The French economy is growing so fast that it is generating billions more pounds in tax revenues than the government had anticipated (at least £8bn over two years). This would be a nice problem for most governments but it is a nightmare for Mr Jospin. Should he spend the cash on buying social peace in the short term or cementing the economic boom in the long term? Should he abandon his modest efforts to slim and reform the French state and bask in the economic sunshine? Despite a cacophony of demands, he is expected to follow his first, rather Blairite, instincts and announce a series of tax cuts.

How to explain this great French paradox? An over-taxed country, with an overweening bureaucracy, is a roaring success. According to the dogma laid down in Wall Street Journal editorials, such things cannot happen.

Partly, France is playing catch-up with itself. Its economy is growing rapidly now because there is a vast backlog of investment and consumer spending from the depressed early and mid-1990s. As France struggled to meet the conditions for membership of EMU, it deflated its own economy with high interest rates, a high exchange rate and high taxes. Depending on your viewpoint, France is now recovering, or benefiting from, that (rather Thatcher-like) period of austerity. Inflation has been squeezed; membership of the euro has brought low interest rates and low exchange rates with the world outside euroland.

Partly, France is benefiting from its more sensible state investments, in roads, railways, telecommunications and the preservation of core industries.

Finally, France is no longer the place that we (or the French) think it is. An entrepreneurial France has grown up alongside the statist France. The country has absorbed some of the Anglo-Saxon attitudes it pretends to despise. The new spirit of entrepreneurialism has been fuelled by scores of young French people who went abroad, to the US or Britain, in the early 1990s and are now coming home.
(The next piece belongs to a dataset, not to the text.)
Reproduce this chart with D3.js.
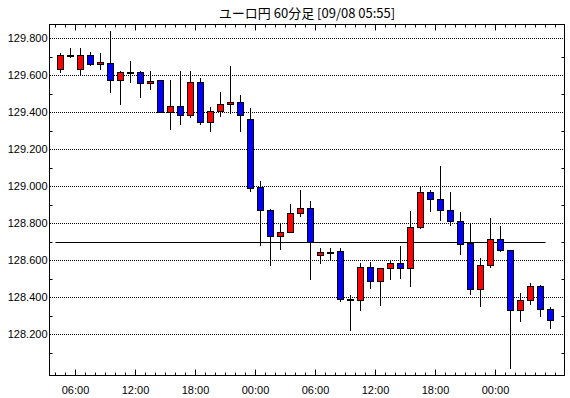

The "rigidities" in the continental labour market which Mr Jospin defends from Blairist attack have, in truth, been gradually eroded in France.Temporary contracts and part-time working now abound. The social charges on employers have been reduced (those on workers remain absurdly high).

Is France a new "model" for the rest of the world? France may seem more of an economic muddle than a "model". And yet a number of factors, some planned, some accidental, some admitted, some denied, appear to have come together to release the genius and animal spirits of what is a naturally inventive and prosperous country. We may have to get used to having a tiger on our doorstep.